** start PROVIDED RECORDS **

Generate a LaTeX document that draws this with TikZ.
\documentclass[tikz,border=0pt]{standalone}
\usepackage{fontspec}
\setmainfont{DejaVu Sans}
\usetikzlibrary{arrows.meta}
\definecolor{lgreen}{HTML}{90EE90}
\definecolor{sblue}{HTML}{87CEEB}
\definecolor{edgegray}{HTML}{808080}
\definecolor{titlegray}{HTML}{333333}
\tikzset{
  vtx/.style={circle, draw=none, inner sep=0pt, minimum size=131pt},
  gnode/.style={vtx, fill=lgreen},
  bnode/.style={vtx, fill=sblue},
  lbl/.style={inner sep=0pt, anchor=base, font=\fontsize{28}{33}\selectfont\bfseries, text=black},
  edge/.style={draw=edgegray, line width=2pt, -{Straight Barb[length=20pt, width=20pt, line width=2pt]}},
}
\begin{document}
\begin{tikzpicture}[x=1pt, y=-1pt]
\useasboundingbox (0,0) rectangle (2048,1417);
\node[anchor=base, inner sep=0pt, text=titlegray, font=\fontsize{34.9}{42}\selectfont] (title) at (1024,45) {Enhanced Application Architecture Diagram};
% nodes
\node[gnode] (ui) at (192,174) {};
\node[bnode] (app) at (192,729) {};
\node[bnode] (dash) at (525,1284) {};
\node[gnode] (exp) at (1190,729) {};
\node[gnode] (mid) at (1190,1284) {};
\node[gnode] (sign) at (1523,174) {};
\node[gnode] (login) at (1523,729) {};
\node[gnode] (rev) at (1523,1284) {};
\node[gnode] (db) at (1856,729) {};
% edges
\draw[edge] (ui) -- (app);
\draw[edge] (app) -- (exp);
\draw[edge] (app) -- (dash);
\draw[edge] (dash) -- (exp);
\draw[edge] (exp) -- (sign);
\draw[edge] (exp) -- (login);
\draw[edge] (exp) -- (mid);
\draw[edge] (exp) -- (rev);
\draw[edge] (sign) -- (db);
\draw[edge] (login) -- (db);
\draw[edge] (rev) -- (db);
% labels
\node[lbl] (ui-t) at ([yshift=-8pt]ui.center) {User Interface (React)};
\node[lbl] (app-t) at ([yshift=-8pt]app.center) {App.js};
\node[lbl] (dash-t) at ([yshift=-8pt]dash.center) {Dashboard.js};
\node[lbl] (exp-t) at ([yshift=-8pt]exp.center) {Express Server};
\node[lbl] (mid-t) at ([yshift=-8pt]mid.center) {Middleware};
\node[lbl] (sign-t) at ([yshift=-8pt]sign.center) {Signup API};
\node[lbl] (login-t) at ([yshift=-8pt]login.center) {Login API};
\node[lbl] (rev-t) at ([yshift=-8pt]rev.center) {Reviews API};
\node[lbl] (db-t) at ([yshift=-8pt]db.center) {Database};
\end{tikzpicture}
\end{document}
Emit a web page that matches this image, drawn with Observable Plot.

** end PROVIDED RECORDS **

» SET TASK: Each record above should be output again exactly.

» CORRECT ANSWER:
Generate a LaTeX document that draws this with TikZ.
\documentclass[tikz,border=0pt]{standalone}
\usepackage{fontspec}
\setmainfont{DejaVu Sans}
\usetikzlibrary{arrows.meta}
\definecolor{lgreen}{HTML}{90EE90}
\definecolor{sblue}{HTML}{87CEEB}
\definecolor{edgegray}{HTML}{808080}
\definecolor{titlegray}{HTML}{333333}
\tikzset{
  vtx/.style={circle, draw=none, inner sep=0pt, minimum size=131pt},
  gnode/.style={vtx, fill=lgreen},
  bnode/.style={vtx, fill=sblue},
  lbl/.style={inner sep=0pt, anchor=base, font=\fontsize{28}{33}\selectfont\bfseries, text=black},
  edge/.style={draw=edgegray, line width=2pt, -{Straight Barb[length=20pt, width=20pt, line width=2pt]}},
}
\begin{document}
\begin{tikzpicture}[x=1pt, y=-1pt]
\useasboundingbox (0,0) rectangle (2048,1417);
\node[anchor=base, inner sep=0pt, text=titlegray, font=\fontsize{34.9}{42}\selectfont] (title) at (1024,45) {Enhanced Application Architecture Diagram};
% nodes
\node[gnode] (ui) at (192,174) {};
\node[bnode] (app) at (192,729) {};
\node[bnode] (dash) at (525,1284) {};
\node[gnode] (exp) at (1190,729) {};
\node[gnode] (mid) at (1190,1284) {};
\node[gnode] (sign) at (1523,174) {};
\node[gnode] (login) at (1523,729) {};
\node[gnode] (rev) at (1523,1284) {};
\node[gnode] (db) at (1856,729) {};
% edges
\draw[edge] (ui) -- (app);
\draw[edge] (app) -- (exp);
\draw[edge] (app) -- (dash);
\draw[edge] (dash) -- (exp);
\draw[edge] (exp) -- (sign);
\draw[edge] (exp) -- (login);
\draw[edge] (exp) -- (mid);
\draw[edge] (exp) -- (rev);
\draw[edge] (sign) -- (db);
\draw[edge] (login) -- (db);
\draw[edge] (rev) -- (db);
% labels
\node[lbl] (ui-t) at ([yshift=-8pt]ui.center) {User Interface (React)};
\node[lbl] (app-t) at ([yshift=-8pt]app.center) {App.js};
\node[lbl] (dash-t) at ([yshift=-8pt]dash.center) {Dashboard.js};
\node[lbl] (exp-t) at ([yshift=-8pt]exp.center) {Express Server};
\node[lbl] (mid-t) at ([yshift=-8pt]mid.center) {Middleware};
\node[lbl] (sign-t) at ([yshift=-8pt]sign.center) {Signup API};
\node[lbl] (login-t) at ([yshift=-8pt]login.center) {Login API};
\node[lbl] (rev-t) at ([yshift=-8pt]rev.center) {Reviews API};
\node[lbl] (db-t) at ([yshift=-8pt]db.center) {Database};
\end{tikzpicture}
\end{document}
Emit a web page that matches this image, drawn with Observable Plot.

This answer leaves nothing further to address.